Dans l’ombre de mes pupilles, est un charmant duo avec Pauline de Tarragon (qui est issue aussi de la même émission). La guitare et les deux voix se croisent et se complètent à merveille. L’intime est là. Dans la proximité entre l’interprète et l’oreille qu’on lui prête. La voix est douce, posée et proche. Les mots (et maux) sont universels . Le pacte est scellé. Dans ce premier album qui mêle l’anglais au français, on trouve au détour de Pour Bubz une adorable déclaration d’amour, juste en guitare-voix (« je t’aime comme un ado, la même passion, le même idiot »).
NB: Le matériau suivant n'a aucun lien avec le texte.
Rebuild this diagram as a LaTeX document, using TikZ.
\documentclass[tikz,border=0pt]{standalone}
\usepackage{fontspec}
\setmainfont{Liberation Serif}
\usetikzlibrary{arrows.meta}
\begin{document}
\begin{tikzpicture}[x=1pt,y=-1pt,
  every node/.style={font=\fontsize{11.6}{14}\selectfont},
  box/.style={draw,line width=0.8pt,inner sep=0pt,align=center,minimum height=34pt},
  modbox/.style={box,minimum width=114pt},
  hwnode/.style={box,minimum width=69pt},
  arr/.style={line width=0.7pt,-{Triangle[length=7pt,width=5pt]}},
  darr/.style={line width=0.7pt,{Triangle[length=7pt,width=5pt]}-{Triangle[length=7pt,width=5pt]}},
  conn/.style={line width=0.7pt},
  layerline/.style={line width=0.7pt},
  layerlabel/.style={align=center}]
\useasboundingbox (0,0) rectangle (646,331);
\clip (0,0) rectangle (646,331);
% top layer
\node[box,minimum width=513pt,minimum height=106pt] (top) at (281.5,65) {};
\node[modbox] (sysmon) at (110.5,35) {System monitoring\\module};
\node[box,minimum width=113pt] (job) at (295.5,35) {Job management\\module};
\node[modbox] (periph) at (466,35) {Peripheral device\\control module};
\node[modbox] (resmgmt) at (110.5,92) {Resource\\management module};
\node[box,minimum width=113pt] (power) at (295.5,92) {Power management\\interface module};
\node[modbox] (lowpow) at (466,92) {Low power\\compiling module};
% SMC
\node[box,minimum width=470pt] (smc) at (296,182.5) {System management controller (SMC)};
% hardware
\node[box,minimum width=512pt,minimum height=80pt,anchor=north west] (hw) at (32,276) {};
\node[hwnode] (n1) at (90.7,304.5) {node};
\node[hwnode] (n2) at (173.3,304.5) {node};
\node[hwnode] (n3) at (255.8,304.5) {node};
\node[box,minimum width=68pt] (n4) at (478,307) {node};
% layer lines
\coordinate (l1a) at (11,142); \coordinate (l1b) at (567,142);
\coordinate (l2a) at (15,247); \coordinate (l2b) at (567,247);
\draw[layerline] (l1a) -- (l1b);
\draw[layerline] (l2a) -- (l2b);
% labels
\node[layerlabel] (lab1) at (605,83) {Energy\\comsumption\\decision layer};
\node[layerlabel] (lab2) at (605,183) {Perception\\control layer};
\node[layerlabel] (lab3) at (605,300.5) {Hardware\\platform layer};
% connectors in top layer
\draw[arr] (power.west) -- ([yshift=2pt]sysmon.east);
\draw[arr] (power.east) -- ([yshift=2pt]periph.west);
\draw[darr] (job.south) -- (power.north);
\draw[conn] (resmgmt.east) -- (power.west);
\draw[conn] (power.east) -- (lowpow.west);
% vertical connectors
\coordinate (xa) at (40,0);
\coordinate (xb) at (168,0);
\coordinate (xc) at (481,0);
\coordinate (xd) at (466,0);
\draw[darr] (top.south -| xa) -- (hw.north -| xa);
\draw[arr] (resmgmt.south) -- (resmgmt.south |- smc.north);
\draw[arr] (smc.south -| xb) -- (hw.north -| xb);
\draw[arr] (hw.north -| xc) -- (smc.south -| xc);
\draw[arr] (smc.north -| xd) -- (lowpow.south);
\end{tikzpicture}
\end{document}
Mathieu Saikaly choisit l’évidence. S’il a tout écrit et composé, il a confié la réalisation à Yann Arnaud (Jeanne Cherhal, Maissiat). Côté arrangements, la guitare acoustique prédomine tout au long de l’album. D’ailleurs, elle a une part importante dans les interludes opérés (Instrumental #1 et Instrumental #3 – le #2 étant présent sur l’EP). Ces deux parenthèses instrumentales viennent rompre le confort d’écoute qu’un album de chansons offre à son auditeur, pour notre plaisir.
De cette fabrication maison, il ne nous reste une fois le quatorzième titre fini qu’une impression. Ce premier album, aller simple pour une bulle hors du temps, donne furieusement envie d’être amoureux et que l’été n’en finisse jamais. Le véritable poison dans cette affaire n’est pas la sève de la berce du Caucase, mais bel et bien ces quatorze morceaux, dont il sera difficile de se passer.
Ça tombe bien, à la rentrée, il poursuivra sa tournée solo avec une prochaine date à Paris au Café de la Danse le 5 octobre prochain.
Par ailleurs, il est aussi lauréat du prix du festival d’Avignon Off avec Nicolas Rey pour leur spectacle « Et vivre était sublime ».